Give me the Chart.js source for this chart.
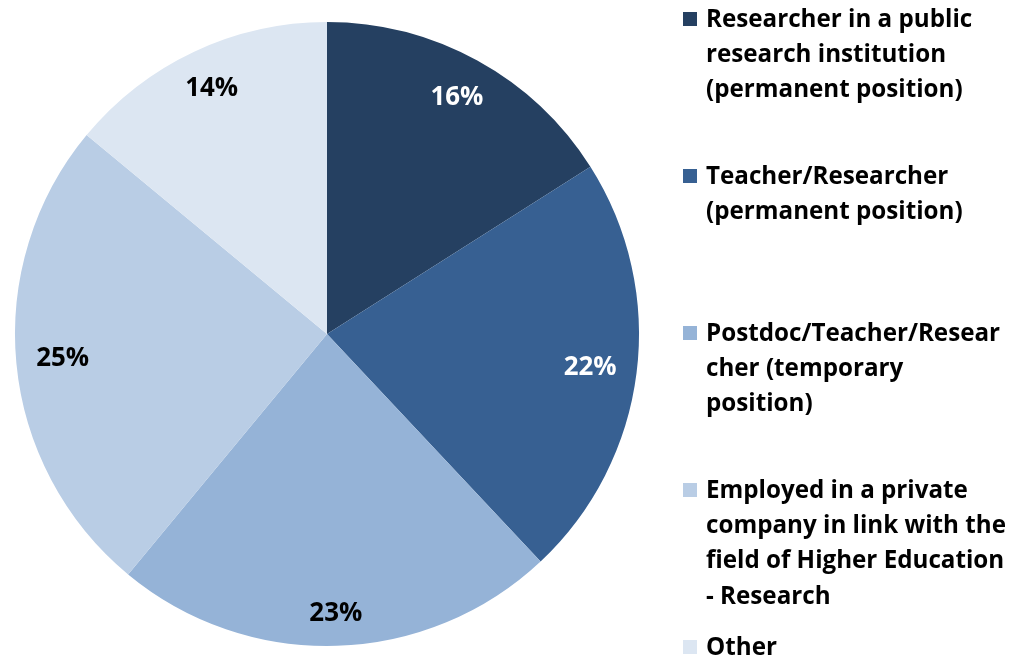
<!DOCTYPE html>
<html>
<head>
<meta charset="utf-8">
<script src="https://cdn.jsdelivr.net/npm/chart.js@4/dist/chart.umd.min.js"></script>
<style>
  html, body { margin: 0; padding: 0; background: #fff; }
  #wrap { position: relative; width: 1024px; height: 661px; }
</style>
</head>
<body>
<div id="wrap"><canvas id="pie"></canvas></div>
<script>
// categories (legend lines) and shares in %
const categories = [
  ['Researcher in a public', 'research institution', '(permanent position)'],
  ['Teacher/Researcher', '(permanent position)'],
  ['Postdoc/Teacher/Resear', 'cher (temporary', 'position)'],
  ['Employed in a private', 'company in link with the', 'field of Higher Education', '- Research'],
  ['Other']
];
const shares = [16, 22, 23, 25, 14];

const sliceColors = ['#254061', '#376092', '#95B3D7', '#B9CDE5', '#DCE6F2'];
const labelColors = ['#FFFFFF', '#FFFFFF', '#000000', '#000000', '#000000'];
const FAMILY = '"Open Sans", "Liberation Sans", sans-serif';

// pick a bold size whose width of `sample` is close to `target`
function fitFont(ctx, sample, target) {
  ctx.font = 'bold 24px ' + FAMILY;
  const size = 24 * target / ctx.measureText(sample).width;
  return 'bold ' + size.toFixed(1) + 'px ' + FAMILY;
}

// percentage labels, placed inside the outer edge like Excel "inside end"
const pieLabels = {
  id: 'pieLabels',
  afterDatasetsDraw(chart) {
    const { ctx } = chart;
    const meta = chart.getDatasetMeta(0);
    ctx.save();
    ctx.font = fitFont(ctx, '16%', 53);
    ctx.textAlign = 'center';
    ctx.textBaseline = 'middle';
    meta.data.forEach((arc, i) => {
      const p = arc.getProps(['x', 'y', 'startAngle', 'endAngle', 'outerRadius']);
      const mid = (p.startAngle + p.endAngle) / 2;
      const txt = shares[i] + '%';
      const hw = ctx.measureText(txt).width / 2;
      const r = p.outerRadius - 19 - (Math.abs(Math.cos(mid)) * hw + Math.abs(Math.sin(mid)) * 12);
      ctx.fillStyle = labelColors[i];
      ctx.fillText(txt, p.x + Math.cos(mid) * r, p.y + Math.sin(mid) * r);
    });
    ctx.restore();
  }
};

// legend on the right, evenly spaced items with wrapped text
const sideLegend = {
  id: 'sideLegend',
  afterDraw(chart) {
    const { ctx } = chart;
    ctx.save();
    ctx.font = fitFont(ctx, categories[0][0], 266);
    ctx.textAlign = 'left';
    ctx.textBaseline = 'middle';
    categories.forEach((lines, i) => {
      const y0 = 19 + i * 157;
      ctx.fillStyle = sliceColors[i];
      ctx.fillRect(683, y0 - 7, 14, 14);
      ctx.fillStyle = '#000';
      lines.forEach((ln, j) => ctx.fillText(ln, 706, y0 + 1 + j * 35.3));
    });
    ctx.restore();
  }
};

new Chart(document.getElementById('pie'), {
  type: 'pie',
  data: {
    labels: categories.map(l => l.join(' ')),
    datasets: [{
      data: shares,
      backgroundColor: sliceColors,
      borderWidth: 0
    }]
  },
  options: {
    responsive: true,
    maintainAspectRatio: false,
    animation: false,
    layout: { padding: { left: 15, right: 385, top: 22, bottom: 15 } },
    plugins: {
      legend: { display: false },
      tooltip: { enabled: false }
    }
  },
  plugins: [pieLabels, sideLegend]
});
</script>
</body>
</html>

> YOUR TASK:
Copy out all the data exactly; skip the pictures.

> SOLUTION FOR THIS TASK:
Give me the Chart.js source for this chart.
<!DOCTYPE html>
<html>
<head>
<meta charset="utf-8">
<script src="https://cdn.jsdelivr.net/npm/chart.js@4/dist/chart.umd.min.js"></script>
<style>
  html, body { margin: 0; padding: 0; background: #fff; }
  #wrap { position: relative; width: 1024px; height: 661px; }
</style>
</head>
<body>
<div id="wrap"><canvas id="pie"></canvas></div>
<script>
// categories (legend lines) and shares in %
const categories = [
  ['Researcher in a public', 'research institution', '(permanent position)'],
  ['Teacher/Researcher', '(permanent position)'],
  ['Postdoc/Teacher/Resear', 'cher (temporary', 'position)'],
  ['Employed in a private', 'company in link with the', 'field of Higher Education', '- Research'],
  ['Other']
];
const shares = [16, 22, 23, 25, 14];

const sliceColors = ['#254061', '#376092', '#95B3D7', '#B9CDE5', '#DCE6F2'];
const labelColors = ['#FFFFFF', '#FFFFFF', '#000000', '#000000', '#000000'];
const FAMILY = '"Open Sans", "Liberation Sans", sans-serif';

// pick a bold size whose width of `sample` is close to `target`
function fitFont(ctx, sample, target) {
  ctx.font = 'bold 24px ' + FAMILY;
  const size = 24 * target / ctx.measureText(sample).width;
  return 'bold ' + size.toFixed(1) + 'px ' + FAMILY;
}

// percentage labels, placed inside the outer edge like Excel "inside end"
const pieLabels = {
  id: 'pieLabels',
  afterDatasetsDraw(chart) {
    const { ctx } = chart;
    const meta = chart.getDatasetMeta(0);
    ctx.save();
    ctx.font = fitFont(ctx, '16%', 53);
    ctx.textAlign = 'center';
    ctx.textBaseline = 'middle';
    meta.data.forEach((arc, i) => {
      const p = arc.getProps(['x', 'y', 'startAngle', 'endAngle', 'outerRadius']);
      const mid = (p.startAngle + p.endAngle) / 2;
      const txt = shares[i] + '%';
      const hw = ctx.measureText(txt).width / 2;
      const r = p.outerRadius - 19 - (Math.abs(Math.cos(mid)) * hw + Math.abs(Math.sin(mid)) * 12);
      ctx.fillStyle = labelColors[i];
      ctx.fillText(txt, p.x + Math.cos(mid) * r, p.y + Math.sin(mid) * r);
    });
    ctx.restore();
  }
};

// legend on the right, evenly spaced items with wrapped text
const sideLegend = {
  id: 'sideLegend',
  afterDraw(chart) {
    const { ctx } = chart;
    ctx.save();
    ctx.font = fitFont(ctx, categories[0][0], 266);
    ctx.textAlign = 'left';
    ctx.textBaseline = 'middle';
    categories.forEach((lines, i) => {
      const y0 = 19 + i * 157;
      ctx.fillStyle = sliceColors[i];
      ctx.fillRect(683, y0 - 7, 14, 14);
      ctx.fillStyle = '#000';
      lines.forEach((ln, j) => ctx.fillText(ln, 706, y0 + 1 + j * 35.3));
    });
    ctx.restore();
  }
};

new Chart(document.getElementById('pie'), {
  type: 'pie',
  data: {
    labels: categories.map(l => l.join(' ')),
    datasets: [{
      data: shares,
      backgroundColor: sliceColors,
      borderWidth: 0
    }]
  },
  options: {
    responsive: true,
    maintainAspectRatio: false,
    animation: false,
    layout: { padding: { left: 15, right: 385, top: 22, bottom: 15 } },
    plugins: {
      legend: { display: false },
      tooltip: { enabled: false }
    }
  },
  plugins: [pieLabels, sideLegend]
});
</script>
</body>
</html>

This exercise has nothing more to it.